One hundred years ago today—on January 8, 1918—President Woodrow Wilson gave an address before Congress in which he outlined his goals for ending World War I. American forces had entered the war almost nine months earlier and Wilson wanted to let the world know exactly what he believed the Allies were fighting for.
In the introduction to what became known as the Fourteen Points speech, Wilson said,
What we demand in this war, therefore, is nothing peculiar to ourselves. It is that the world be made fit and safe to live in; and particularly that it be made safe for every peace-loving nation which, like our own, wishes to live its own life, determine its own institutions, be assured of justice and fair dealing by the other peoples of the world as against force and selfish aggression. All the peoples of the world are in effect partners in this interest, and for our own part we see very clearly that unless justice be done to others it will not be done to us. The programme of the world’s peace, therefore, is our programme; and that programme, the only possible programme, as we see it, is this . . .
Wilson then goes on to list the fourteen principles, which included such commitments as open diplomacy and global reductions in military arms. The most radical innovation, of course, was point XIV:
A general association of nations must be formed under specific covenants for the purpose of affording mutual guarantees of political independence and territorial integrity to great and small states alike.
This was Wilson’s proposal for the establishment of what became known as the League of Nations.
But there was one other point which, if they had been enacted, might have changed world history. In his third point Wilson proposes: “The removal, so far as possible, of all economic barriers and the establishment of an equality of trade conditions among all the nations consenting to the peace and associating themselves for its maintenance.”
What exactly did President Wilson mean by this recommendation for free trade?
Edward Mandell House (aka Colonel House) was Wilson’s closest advisor and the executive director of the study group to prepare materials for the peace negotiations following the Great War. In his “Interpretation of President Wilson’s Fourteen Points” House explains point #3 by saying:
The proposal applies only to those nations which accept the responsibilities of membership in the League of Nations. It means the destruction of all special commercial agreements, each putting the trade of every other nation in the League on the same basis, the most-favored-nation clause applying automatically to all members of the League of Nations. Thus a nation could legally maintain a tariff or a special railroad rate or a port restriction against the whole world, or against all the signatory powers. It could maintain any kind of restriction which it chose against a nation not in the League. But it could not discriminate as between its partners in the League.

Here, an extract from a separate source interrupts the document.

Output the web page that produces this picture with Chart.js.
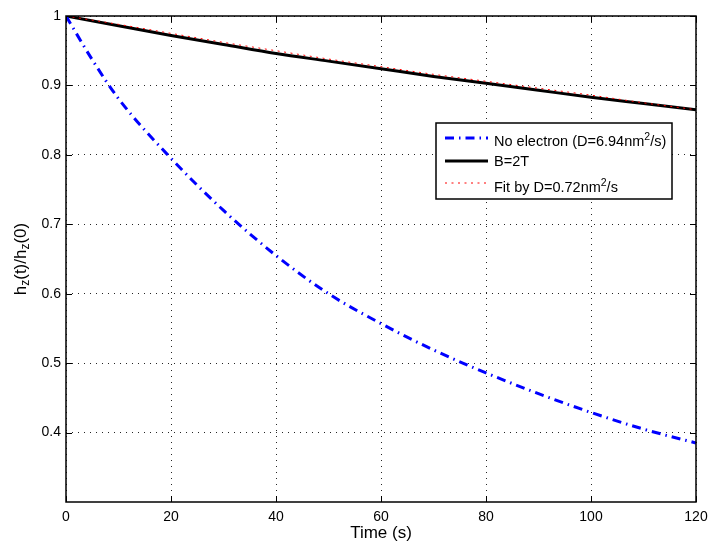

This clause naturally contemplates fair and equitable understanding as to the distribution of raw materials.
What Wilson was proposing, according to House, was one of the most promising free trade agreements in history. Rather than a variety of agreements, like NAFTA and TPP, the United States would have had a single agreement with every nation in the League. If the League had eventually added the same 193 sovereign states that are members of the United Nations (UN), the U.S. would have free trade with nearly every country in the world.
For various reasons the League treaty was never ratified by the Senate. But it’s an intriguing exercise to imagine what would have happened if the Wilson’s fourteen points—particularly #3—had been implemented.
Wilson once said about his foreign policy ambitions that he was “playing for a hundred years hence.” Now, a century later, we should ask what the world would look like today if Wilson’s radical vision for free trade had been implemented.